A block of data:
# # # # # # #

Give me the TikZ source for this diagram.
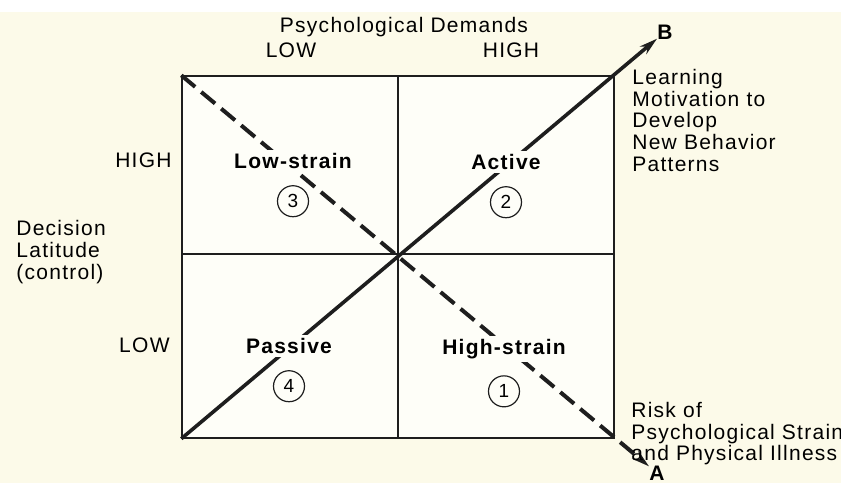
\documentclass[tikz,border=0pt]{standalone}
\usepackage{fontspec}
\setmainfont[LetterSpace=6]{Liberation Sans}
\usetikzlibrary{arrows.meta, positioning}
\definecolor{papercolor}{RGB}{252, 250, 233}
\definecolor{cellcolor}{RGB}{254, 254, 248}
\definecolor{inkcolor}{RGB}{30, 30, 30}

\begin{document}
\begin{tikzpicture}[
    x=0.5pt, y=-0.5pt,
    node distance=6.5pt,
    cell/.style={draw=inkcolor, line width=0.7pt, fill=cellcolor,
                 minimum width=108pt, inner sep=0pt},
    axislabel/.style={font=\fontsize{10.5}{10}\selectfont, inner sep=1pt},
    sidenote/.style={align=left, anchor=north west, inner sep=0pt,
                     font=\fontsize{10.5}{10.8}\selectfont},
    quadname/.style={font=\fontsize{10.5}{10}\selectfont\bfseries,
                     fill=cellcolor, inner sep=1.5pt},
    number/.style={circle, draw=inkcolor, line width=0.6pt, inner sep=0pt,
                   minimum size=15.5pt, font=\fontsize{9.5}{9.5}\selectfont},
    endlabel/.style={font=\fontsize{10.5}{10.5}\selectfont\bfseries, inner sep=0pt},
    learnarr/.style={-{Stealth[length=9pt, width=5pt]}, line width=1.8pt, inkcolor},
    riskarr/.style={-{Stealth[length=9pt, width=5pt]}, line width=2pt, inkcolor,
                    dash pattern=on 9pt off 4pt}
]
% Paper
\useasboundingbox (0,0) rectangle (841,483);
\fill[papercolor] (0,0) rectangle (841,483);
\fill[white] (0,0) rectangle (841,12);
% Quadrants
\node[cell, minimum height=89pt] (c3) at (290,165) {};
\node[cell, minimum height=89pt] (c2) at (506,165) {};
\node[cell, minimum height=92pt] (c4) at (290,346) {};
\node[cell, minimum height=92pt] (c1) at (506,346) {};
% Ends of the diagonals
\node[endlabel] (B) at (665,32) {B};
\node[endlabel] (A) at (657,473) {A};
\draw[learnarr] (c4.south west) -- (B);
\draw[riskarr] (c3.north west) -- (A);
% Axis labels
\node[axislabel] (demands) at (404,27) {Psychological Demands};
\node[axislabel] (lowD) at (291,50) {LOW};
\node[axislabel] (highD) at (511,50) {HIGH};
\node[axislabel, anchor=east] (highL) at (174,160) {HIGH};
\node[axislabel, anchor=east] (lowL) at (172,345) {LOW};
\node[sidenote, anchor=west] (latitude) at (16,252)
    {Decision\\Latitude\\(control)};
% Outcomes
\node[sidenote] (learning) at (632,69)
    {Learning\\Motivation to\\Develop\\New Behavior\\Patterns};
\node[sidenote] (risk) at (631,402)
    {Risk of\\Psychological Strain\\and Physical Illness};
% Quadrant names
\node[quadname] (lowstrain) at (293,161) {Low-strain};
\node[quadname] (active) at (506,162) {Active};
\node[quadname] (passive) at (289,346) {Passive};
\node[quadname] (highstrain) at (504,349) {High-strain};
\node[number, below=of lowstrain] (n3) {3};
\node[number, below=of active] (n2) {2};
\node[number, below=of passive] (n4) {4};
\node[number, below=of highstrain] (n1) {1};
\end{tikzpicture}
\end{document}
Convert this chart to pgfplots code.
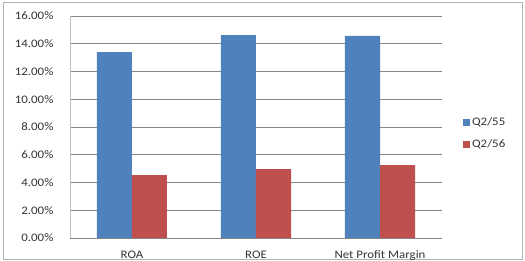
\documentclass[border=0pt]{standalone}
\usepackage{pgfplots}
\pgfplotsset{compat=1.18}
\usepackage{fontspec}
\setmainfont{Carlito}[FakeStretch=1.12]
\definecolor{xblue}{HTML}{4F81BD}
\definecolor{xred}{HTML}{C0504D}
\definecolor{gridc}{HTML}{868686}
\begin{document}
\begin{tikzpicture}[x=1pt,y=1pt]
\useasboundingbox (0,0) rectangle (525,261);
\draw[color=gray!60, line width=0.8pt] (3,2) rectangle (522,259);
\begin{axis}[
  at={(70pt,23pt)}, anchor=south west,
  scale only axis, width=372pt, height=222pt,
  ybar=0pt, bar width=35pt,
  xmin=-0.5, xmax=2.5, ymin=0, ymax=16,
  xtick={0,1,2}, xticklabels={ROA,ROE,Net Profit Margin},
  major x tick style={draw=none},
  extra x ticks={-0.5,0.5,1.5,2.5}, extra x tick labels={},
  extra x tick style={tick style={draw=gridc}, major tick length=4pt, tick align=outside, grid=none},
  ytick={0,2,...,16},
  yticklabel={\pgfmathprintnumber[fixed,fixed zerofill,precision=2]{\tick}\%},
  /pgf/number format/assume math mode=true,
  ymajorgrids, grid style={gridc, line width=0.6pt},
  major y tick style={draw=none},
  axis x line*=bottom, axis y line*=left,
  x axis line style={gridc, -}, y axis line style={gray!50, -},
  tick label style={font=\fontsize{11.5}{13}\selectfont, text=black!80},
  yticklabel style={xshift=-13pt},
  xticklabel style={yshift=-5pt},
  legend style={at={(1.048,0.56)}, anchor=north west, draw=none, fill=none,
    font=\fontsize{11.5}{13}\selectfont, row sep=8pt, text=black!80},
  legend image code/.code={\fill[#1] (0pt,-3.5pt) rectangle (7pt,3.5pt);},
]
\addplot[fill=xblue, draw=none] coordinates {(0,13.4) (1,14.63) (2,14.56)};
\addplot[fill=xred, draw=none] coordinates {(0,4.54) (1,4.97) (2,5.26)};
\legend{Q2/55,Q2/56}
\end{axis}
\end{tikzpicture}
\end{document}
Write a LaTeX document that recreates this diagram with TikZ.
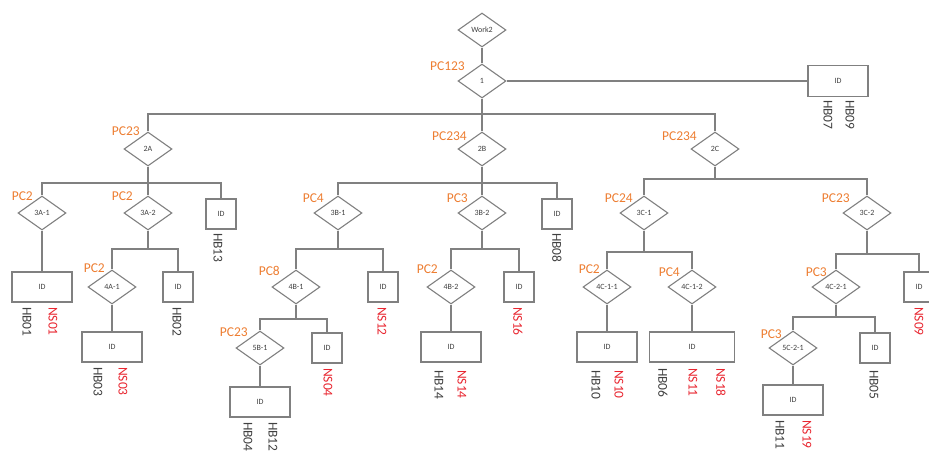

# # # # # # #

EXERCISE GOAL: Search the preceding listing for the word "code" and pull out every line that holds it.

SOLUTION BELOW:
Convert this chart to pgfplots code.
  legend image code/.code={\fill[#1] (0pt,-3.5pt) rectangle (7pt,3.5pt);},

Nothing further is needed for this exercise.